One of the early drivers for Arm to spearhead PSA Certified was to enable the ecosystem to proactively prepare for potential regulations such as the Cyber Resilience Act. The goal was to have a fit-for-purpose evaluation scheme built specifically for connected devices. PSA Certified Level 1 is built on analysis of IoT threat models that is summarized in the PSA Certified 10 Security goals and best practices to help companies easily implement appropriate security measures when developing their products. At the inception of PSA Certified, the founders promised to continuously monitor the everchanging security landscape, and over the last three years we have worked to align with other IoT security guidance issued by government entities and standards bodies, such as NIST 8259A and EN 303 645. With this strong foundation it is not surprising that PSA Certified maps so well to the draft security requirements set out in the proposal for a Cyber Resilience Act, including:
- The application of security best practice in every connected device.
- Products designed, developed and produced with mitigations appropriate to risk.
- Selection of more secure IP for products that are handling critical use cases.
- Requesting that all certified devices include “Secure Update” and “Secure Lifecycle” which enables the ability to deliver secure firmware updates to connected devices once they are in the field – which is a subset of the PSA Certified Level 1 requirements.

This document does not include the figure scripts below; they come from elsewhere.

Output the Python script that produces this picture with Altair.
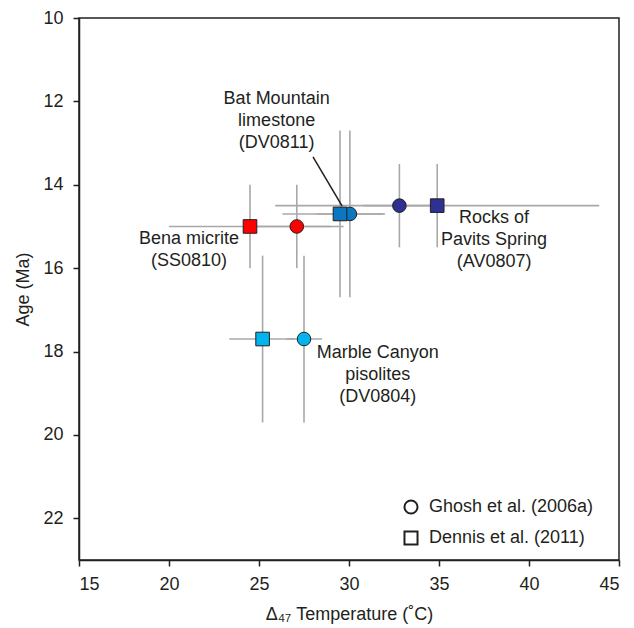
import altair as alt
import pandas as pd

# ---- data ----
sample = ["Bena micrite", "Bat Mountain", "Pavits Spring", "Marble Canyon",
          "Bena micrite", "Bat Mountain", "Pavits Spring", "Marble Canyon"]
study = ["Ghosh et al. (2006a)"] * 4 + ["Dennis et al. (2011)"] * 4
temp = [27.1, 30.05, 32.8, 27.5, 24.5, 29.5, 34.9, 25.2]
temp_lo = [24.6, 28.2, 30.8, 26.5, 20.0, 26.3, 25.9, 23.35]
temp_hi = [29.7, 31.9, 34.8, 28.5, 29.0, 32.0, 43.9, 27.0]
age = [15.0, 14.7, 14.5, 17.7, 15.0, 14.7, 14.5, 17.7]
age_lo = [14.0, 12.7, 13.5, 15.7, 14.0, 12.7, 13.5, 15.7]
age_hi = [16.0, 16.7, 15.5, 19.7, 16.0, 16.7, 15.5, 19.7]

sample_names = ["Bena micrite", "Bat Mountain", "Pavits Spring", "Marble Canyon"]
sample_colors = ["#ff0000", "#0a77c0", "#2e3192", "#00b4ee"]
study_names = ["Ghosh et al. (2006a)", "Dennis et al. (2011)"]
study_shapes = ["circle", "square"]

label_text = ["Bat Mountain\nlimestone\n(DV0811)", "Bena micrite\n(SS0810)",
              "Rocks of\nPavits Spring\n(AV0807)", "Marble Canyon\npisolites\n(DV0804)"]
label_temp = [25.98, 21.11, 38.06, 31.6]
label_age = [11.95, 15.30, 14.79, 18.04]

leader_temp = [28.0, 29.62]
leader_age = [13.33, 14.51]

x_ticks = [15, 20, 25, 30, 35, 40, 45]
y_ticks = [10, 12, 14, 16, 18, 20, 22]

INK = "#231f20"
GREY = "#a8a8a8"
FONT = "Liberation Sans"

df = pd.DataFrame({"sample": sample, "study": study, "temp": temp,
                   "temp_lo": temp_lo, "temp_hi": temp_hi,
                   "age": age, "age_lo": age_lo, "age_hi": age_hi,
                   "order": list(range(len(sample)))})
labels = pd.DataFrame({"text": label_text, "temp": label_temp, "age": label_age})
leader = pd.DataFrame({"t1": [leader_temp[0]], "a1": [leader_age[0]],
                       "t2": [leader_temp[1]], "a2": [leader_age[1]]})

xscale = alt.Scale(domain=[15, 45], nice=False, zero=False)
yscale = alt.Scale(domain=[10, 23], nice=False, zero=False, reverse=True)

xaxis = alt.Axis(values=x_ticks, title="Δ₄₇ Temperature (˚C)", grid=False,
                 labelPadding=9, titlePadding=12)
yaxis = alt.Axis(values=y_ticks, title="Age (Ma)", grid=False,
                 labelPadding=10, titlePadding=10)

base = alt.Chart(df)

hbar = base.mark_rule(color=GREY, strokeWidth=1.6).encode(
    x=alt.X("temp_lo:Q", scale=xscale, axis=xaxis),
    x2="temp_hi:Q",
    y=alt.Y("age:Q", scale=yscale, axis=yaxis),
)
vbar = base.mark_rule(color=GREY, strokeWidth=1.6).encode(
    x=alt.X("temp:Q", scale=xscale),
    y=alt.Y("age_lo:Q", scale=yscale),
    y2="age_hi:Q",
)

points = base.mark_point(filled=True, size=185, stroke=INK, strokeWidth=1,
                         opacity=1).encode(
    x=alt.X("temp:Q", scale=xscale),
    y=alt.Y("age:Q", scale=yscale),
    color=alt.Color("sample:N", scale=alt.Scale(domain=sample_names, range=sample_colors),
                    legend=None),
    shape=alt.Shape("study:N", scale=alt.Scale(domain=study_names, range=study_shapes),
                    legend=alt.Legend(title=None, orient="none", legendX=323, legendY=480,
                                      labelFontSize=18, labelFont=FONT, labelColor=INK,
                                      labelLimit=400,
                                      symbolSize=170, symbolFillColor="white",
                                      symbolStrokeColor=INK, symbolStrokeWidth=2,
                                      symbolOpacity=1,
                                      labelOffset=9, rowPadding=9, padding=0)),
    order=alt.Order("order:Q"),
)

lead = alt.Chart(leader).mark_rule(color=INK, strokeWidth=1.5).encode(
    x=alt.X("t1:Q", scale=xscale), y=alt.Y("a1:Q", scale=yscale),
    x2="t2:Q", y2="a2:Q",
)

text = alt.Chart(labels).mark_text(fontSize=18, font=FONT, color=INK, align="center",
                                   baseline="middle", lineBreak="\n",
                                   lineHeight=22).encode(
    x=alt.X("temp:Q", scale=xscale),
    y=alt.Y("age:Q", scale=yscale),
    text="text:N",
)

chart = alt.layer(hbar, vbar, lead, points, text).properties(
    width=540, height=542,
    autosize=alt.AutoSizeParams(type="none"),
    padding={"left": 71, "top": 10, "right": 7, "bottom": 66},
).configure_view(
    stroke=INK, strokeWidth=1.5
).configure_axis(
    domainColor=INK, domainWidth=1.5, tickColor=INK, tickWidth=1.5, tickSize=6,
    labelFontSize=18, labelFont=FONT, labelColor=INK,
    titleFontSize=18, titleFont=FONT, titleColor=INK, titleFontWeight="normal",
)

chart.save("out.html", embed_options={"renderer": "svg", "actions": False})
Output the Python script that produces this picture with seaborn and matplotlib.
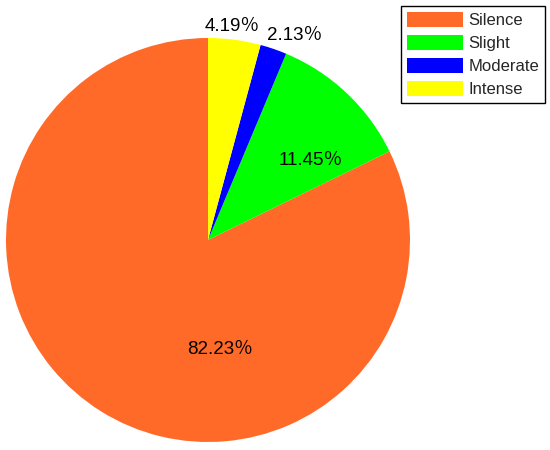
import numpy as np
import seaborn as sns
from matplotlib import pyplot as plt

# data
labels = ['Silence', 'Slight', 'Moderate', 'Intense']
shares = [82.23, 11.45, 2.13, 4.19]
pct_text = ['82.23％', '11.45％', '2.13％', '4.19％']
colors = sns.color_palette(['#FF6A29', '#00FF00', '#0000FF', '#FFFF00'])

sns.set_theme(style='white')
plt.rcParams['font.family'] = ['Liberation Sans', 'Noto Sans CJK SC', 'DejaVu Sans']

fig = plt.figure(figsize=(5.5, 4.5), dpi=100)
# pie centred at (208, 240) px with radius ~202 px
ax = fig.add_axes([6 / 550, 8 / 450, 404 / 550, 404 / 450])

wedges, texts = ax.pie(shares, colors=colors, startangle=90, counterclock=True,
                       radius=1, wedgeprops=dict(linewidth=0))
ax.set_xlim(-1, 1)
ax.set_ylim(-1, 1)
ax.set_aspect('equal')
ax.axis('off')

# label spots (same as reference, placed by hand)
spots = [(0.06, -0.54), (0.51, 0.395), (0.43, 1.01), (0.12, 1.055)]
for txt, (x, y) in zip(pct_text, spots):
    ax.text(x, y, txt, ha='center', va='center', fontsize=13.5, color='black',
            clip_on=False)

leg = fig.legend(wedges, labels, loc='upper right',
                 bbox_to_anchor=(545 / 550, 1 - 6 / 450), fontsize=12,
                 handlelength=3.4, handleheight=1.0, handletextpad=0.3,
                 labelspacing=0.42, borderpad=0.35, borderaxespad=0,
                 fancybox=False, framealpha=1, edgecolor='black')
leg.get_frame().set_linewidth(1.0)

plt.savefig('out.png', dpi=100)
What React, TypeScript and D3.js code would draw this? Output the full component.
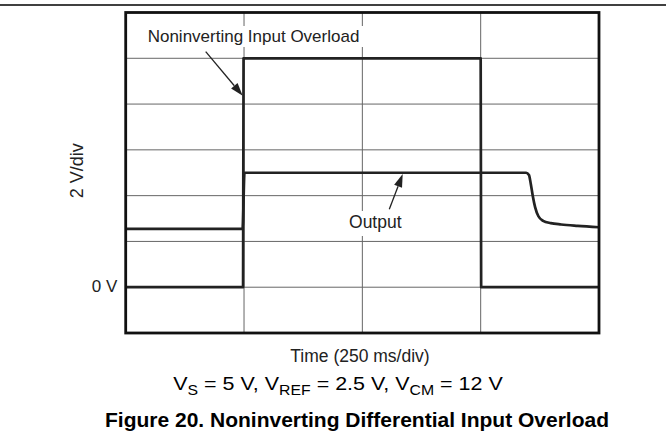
import React from 'react';
import * as d3 from 'd3';

// time in ms (250 ms/div), voltage in V (2 V/div)
const timeTicks = [0, 250, 500, 750, 1000];
const voltTicks = [-2, 0, 2, 4, 6, 8, 10, 12];

const inputT = [0, 248, 249, 750, 751, 1000];
const inputV = [0, 0, 10, 10, 0, 0];

const outputT = [0, 247, 251, 846, 852, 856, 860, 865, 872, 882, 898, 920, 955, 1000];
const outputV = [2.55, 2.55, 5.0, 5.0, 4.9, 4.5, 4.0, 3.5, 3.1, 2.9, 2.8, 2.74, 2.68, 2.62];

const W = 666;
const H = 445;
const plot = { left: 125.7, right: 599, top: 12.5, bottom: 333 };
const font = '"Liberation Sans", Arial, sans-serif';
const ink = '#222';

export default function App() {
  const x = d3.scaleLinear().domain([0, 1000]).range([plot.left, plot.right]);
  const y = d3.scaleLinear().domain([-2, 12]).range([plot.bottom, plot.top]);

  const inputPath = d3
    .line<[number, number]>()
    .x((d) => x(d[0]))
    .y((d) => y(d[1]))(inputT.map((t, i) => [t, inputV[i]]));
  const outputPath = d3
    .line<[number, number]>()
    .x((d) => x(d[0]))
    .y((d) => y(d[1]))
    .curve(d3.curveMonotoneX)(outputT.map((t, i) => [t, outputV[i]]));

  // arrow helper: shaft + filled head
  const arrow = (x1: number, y1: number, x2: number, y2: number) => {
    const a = Math.atan2(y2 - y1, x2 - x1);
    const len = 13;
    const half = 4.2;
    const bx = x2 - len * Math.cos(a);
    const by = y2 - len * Math.sin(a);
    const p1 = [bx + half * Math.sin(a), by - half * Math.cos(a)];
    const p2 = [bx - half * Math.sin(a), by + half * Math.cos(a)];
    return (
      <g>
        <line x1={x1} y1={y1} x2={bx} y2={by} stroke={ink} strokeWidth={1.3} />
        <path d={`M${x2},${y2}L${p1[0]},${p1[1]}L${p2[0]},${p2[1]}Z`} fill={ink} />
      </g>
    );
  };

  return (
    <svg width={W} height={H} style={{ position: 'absolute', left: 0, top: 0, background: '#fff' }} fontFamily={font}>
      <rect width={W} height={H} fill="#fff" />
      <line x1={0} x2={W} y1={5} y2={5} stroke="#000" strokeWidth={1.5} />

      {/* grid */}
      {timeTicks.slice(1, -1).map((t) => (
        <line key={'vx' + t} x1={x(t)} x2={x(t)} y1={plot.top} y2={plot.bottom} stroke="#666" strokeWidth={1} />
      ))}
      {voltTicks.slice(1, -1).map((v) => (
        <line key={'hy' + v} x1={plot.left} x2={plot.right} y1={y(v)} y2={y(v)} stroke="#666" strokeWidth={1} />
      ))}

      {/* traces */}
      <path d={inputPath || ''} fill="none" stroke={ink} strokeWidth={2.7} strokeLinejoin="round" />
      <path d={outputPath || ''} fill="none" stroke={ink} strokeWidth={2.7} strokeLinejoin="round" />

      {/* frame */}
      <rect x={plot.left} y={plot.top} width={plot.right - plot.left} height={plot.bottom - plot.top} fill="none" stroke="#111" strokeWidth={2.8} />

      {/* annotations */}
      <rect x={145} y={26} width={227} height={21} fill="#fff" />
      <text x={147.7} y={41.7} fontSize={17} fill={ink}>Noninverting Input Overload</text>
      {arrow(205.7, 51.7, 242.7, 95.7)}

      <rect x={346} y={211} width={59} height={25} fill="#fff" />
      <text x={375.3} y={228.3} fontSize={17.5} fill={ink} textAnchor="middle">Output</text>
      {arrow(389.3, 209.3, 402.7, 174)}

      {/* axis labels */}
      <text x={117.3} y={291.7} fontSize={17} fill={ink} textAnchor="end">0 V</text>
      <text transform="translate(83.3,170.8) rotate(-90)" fontSize={18} fill={ink} textAnchor="middle">2 V/div</text>

      <text x={360} y={361.5} fontSize={17.5} fill={ink} textAnchor="middle">Time (250 ms/div)</text>
      <text transform="translate(338,390) scale(1.13,1)" fontSize={19} fill="#000" textAnchor="middle">
        V<tspan fontSize={14} dy={5}>S</tspan>
        <tspan dy={-5}> = 5 V, V</tspan>
        <tspan fontSize={14} dy={5}>REF</tspan>
        <tspan dy={-5}> = 2.5 V, V</tspan>
        <tspan fontSize={14} dy={5}>CM</tspan>
        <tspan dy={-5}> = 12 V</tspan>
      </text>

      <text x={357} y={426.7} fontSize={21} fontWeight="bold" fill="#000" textAnchor="middle">
        Figure 20. Noninverting Differential Input Overload
      </text>
    </svg>
  );
}
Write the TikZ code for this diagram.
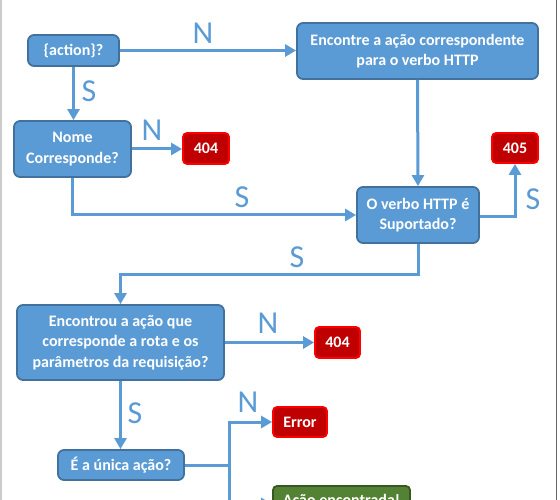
\documentclass[tikz,border=0pt]{standalone}
\usepackage{fontspec}
\setmainfont{Carlito}[BoldFont={Carlito Bold}]
\usetikzlibrary{positioning,arrows.meta}

\definecolor{boxblue}{HTML}{5B9BD5}
\definecolor{boxedge}{HTML}{41719C}
\definecolor{errfill}{HTML}{C00000}
\definecolor{erredge}{HTML}{FF0000}
\definecolor{okfill}{HTML}{548235}
\definecolor{okedge}{HTML}{385723}

\begin{document}
\begin{tikzpicture}[x=1pt, y=-1pt,
	every node/.style={inner sep=0pt, align=center},
	flow/.style={line width=3pt, draw=boxblue, -{Triangle[length=11pt,width=12pt]}}]

\tikzstyle{stepbox} = [
    draw = boxedge,
    fill = boxblue,
    line width = 1.8pt,
    rounded corners = 6pt,
    text = white,
    font = \bfseries\fontsize{16}{20.5}\selectfont
]
\tikzstyle{errbox} = [
    draw = erredge,
    fill = errfill,
    line width = 1.8pt,
    rounded corners = 4pt,
    text = white,
    font = \bfseries\fontsize{16}{20.5}\selectfont
]
\tikzstyle{okbox} = [
    errbox,
    draw = okedge,
    fill = okfill
]
\tikzstyle{answer} = [
    text = boxblue,
    font = \fontsize{32}{32}\selectfont
]

\clip (0,0) rectangle (560,500);
\useasboundingbox (0,0) rectangle (560,500);
\draw [line width=1.5pt, black!20] (1,0) -- (1,500);
\draw [line width=1.8pt, black!60] (556.5,0) -- (556.5,500);

% boxes
\node [stepbox, minimum width=91pt, minimum height=31pt] (action) at (73.5,50.5) {\{action\}?};
\node [stepbox, minimum width=241pt, minimum height=56pt] (find) at (417.5,51) {Encontre a ação correspondente\\para o verbo HTTP};
\node [stepbox, minimum width=117pt, minimum height=56pt] (name) at (72.5,149) {Nome\\Corresponde?};
\node [errbox, minimum width=46pt, minimum height=31pt] (nf1) at (206,148.5) {404};
\node [stepbox, minimum width=122pt, minimum height=56pt] (verb) at (418,215) {O verbo HTTP é\\Suportado?};
\node [errbox, minimum width=46pt, minimum height=30pt] (na) at (515,148) {405};
\node [stepbox, minimum width=207pt, minimum height=75pt] (match) at (120.5,342.5) {Encontrou a ação que\\corresponde a rota e os\\parâmetros da requisição?};
\node [errbox, minimum width=45pt, minimum height=31pt] (nf2) at (337.5,342.5) {404};
\node [stepbox, minimum width=126pt, minimum height=30pt] (single) at (121,465) {É a única ação?};
\node [errbox, minimum width=54pt, minimum height=30pt] (err) at (300,422) {Error};
\node [okbox, minimum width=137pt, minimum height=30pt] (found) at (341.5,501) {Ação encontrada!};

% connectors
\coordinate (turn) at (418,274);
\coordinate (fork) at (229,465);
\draw [flow] (action.east) -- (action.east -| find.west);
\draw [flow] (action.south) -- (action.south |- name.north);
\draw [flow] (name.east) -- (name.east -| nf1.west);
\draw [flow] (name.south) |- (verb.west);
\draw [flow] (find.south) -- (verb.north);
\draw [flow] ([yshift=-2pt]verb.east) -| (na.south);
\draw [flow] (verb.south) -- (turn) -| (match.north);
\draw [flow] (match.east) -- (match.east -| nf2.west);
\draw [flow] (match.south) -- (match.south |- single.north);
\draw [line width=3pt, boxblue] (single.east) -- (fork);
\draw [flow] (fork) |- (err.west);
\draw [flow] (fork) |- ([yshift=-3pt]found.west);

% answers
\node [answer] (n1) at (203,33) {N};
\node [answer] (s1) at (89,91) {S};
\node [answer] (n2) at (152,130) {N};
\node [answer] (s2) at (242,197) {S};
\node [answer] (s3) at (533,199) {S};
\node [answer] (s4) at (297,257) {S};
\node [answer] (n3) at (268,323) {N};
\node [answer] (s5) at (135,413) {S};
\node [answer] (n4) at (248,402) {N};
\end{tikzpicture}
\end{document}
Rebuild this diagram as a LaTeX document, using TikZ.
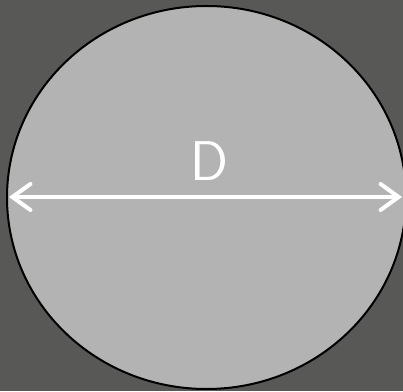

PSA Certified therefore welcomes the publication of the Commission’s proposals in its draft Cyber Resilience Act. We will continue to work closely with the EU on the creation of the Cyber Resilience Act , and will provide formal mappings in the next version of PSA Certified Level 1 questionnaire to the CRA draft proposal. We look forward to continuing to engage with the Commission and others on their proposals as these go through the EU’s legislative process. We believe that PSA Certified’s expertise can help clarify and refine the details of implementation in ways which will help companies prepare to fulfil CRA’s security requirements.